Using the Inn as their base they enjoyed visiting all the falls, however not all of the party were impressed by the catering at the Clydesdale. Though Dorothy enjoyed the singed sheep’s head – a Scottish delicacy, William was less impressed by it as he drew attention to ‘ the baleful stare of the sheep’s head.’ It was in the early 19th century that the Inn was used to house French officers during the Napoleonic Wars. The officers were allowed to wander freely around the town and several of them struck up relations with the local ladies. One of these was Captain Barard who married Miss Jean Currie, daughter of the Procurator Fiscal in Lanark. Ten days after the marriage he heard that Napoleon had escaped from Elba and he immediately left to join his regiment . However, he did return to his wife after the battle of Waterloo and had a long career as a French teacher. 

After the Napoleonic Wars the Clydesdale was extended in 1821 by the creation of the Assembly Room for dancing. During its construction a number of skeletons were found. These are presumed to be the remains of dead friars as the Friary lay on the site of the Clydesdale Inn. Charles Dickens was one of the prominent visitors to Lanark. He came to the Clydesdale in August 1841 under the assumed name of Nicholas Nickelby. He had his beard trimmed by a local barber who managed to discover his real identity and he let people see the clippings of Dickens’s beard for sixpence! There is also an account of Dickens visiting a bookshop at the bottom of Hope Street and asking for a suggestion for a good book to read only to be recommended one of his own works! 

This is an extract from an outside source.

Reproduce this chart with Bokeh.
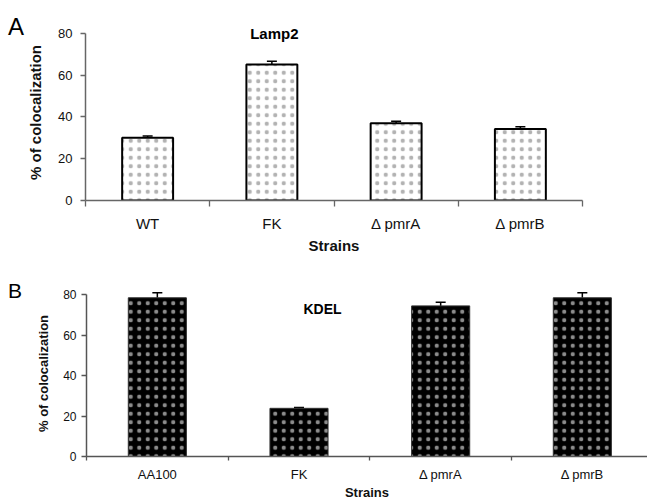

In 1844 a major meeting took place in the Clydesdale Inn to form the Caledonian Railway Company, which became the largest railway company in Scotland before being joined to the North British Railway to form the London and Scottish railway company in 1929. The chairman of this inaugural meeting was William Lockhart of Milton Lockhart. Prior to the railways however the Clydesdale Inn was the main place for coaches coming through Lanark to stop. It was a major hub for the mail services as well. Gradually the toilet facilities in the Clydesdale began to improve and in the 1850’s flush toilets were put in the building. The Clydesdale was the first place in Lanark to have proper toilet facilities. These were designed by the famous Yorkshire engineer called Thomas Crapper. The Clydesdale played an important part in the Lanimers as it was a tradition on Lanimer Day to throw rolls into the crowds of Lanarkians from the balcony over the front door. This was done to help to sustain everybody for the day ahead. During the late nineteenth century the Inn became very popular with the officers of the Lanarkshire Yeomanry. They would dine in the Clydesdale and then they would disperse the members of the Yeomanry who had been at their annual camp. 

This tradition was to be continued by William H Cox after he had taken the Inn over from the Council in 1908.In August 1910 William Cox played host to the judges and officials of the Lanark Aviation Meeting which was the World’s third International Airshow as well as being the Airshow that launched the creation of the RAF. This was definitely the Clydesdale’s greatest hour which was marked by a dinner for the participants and officials on August 13th 1910. This was recreated on exactly the same day as the original dinner on Saturday August 13th 2010 . This was made possible by the staff of the Clydesdale Inn who dressed up in period dress, decorated the assembly rooms and reproduced the menu down to such fine detail as the jelly. In the 20th century Field Marshall Montgomery dined in the Clydesdale after he had inspected the Polish soldiers and the Cameronians, both of whom fought with bravery and distinction in World War II. After the War The Clydesdale was the first place in Lanark to host live TV programmes. 

But gradually the Clydesdale fell into decay till JD Wetherspoons took it over in 1999 and ran it with success till it was sold to Hawthorn Leisure in 2014. For the past twenty years it has been popular as a place to eat and drink which is very much due to the excellent staff , dedicated to providing a great service to the customers. Hopefully Kieran, Rachael, Jimmy & the team will preserve the best aspects of what has been achieved over the past twenty years. We should take pride in almost 230 years of history embodied in the Clydesdale Inn.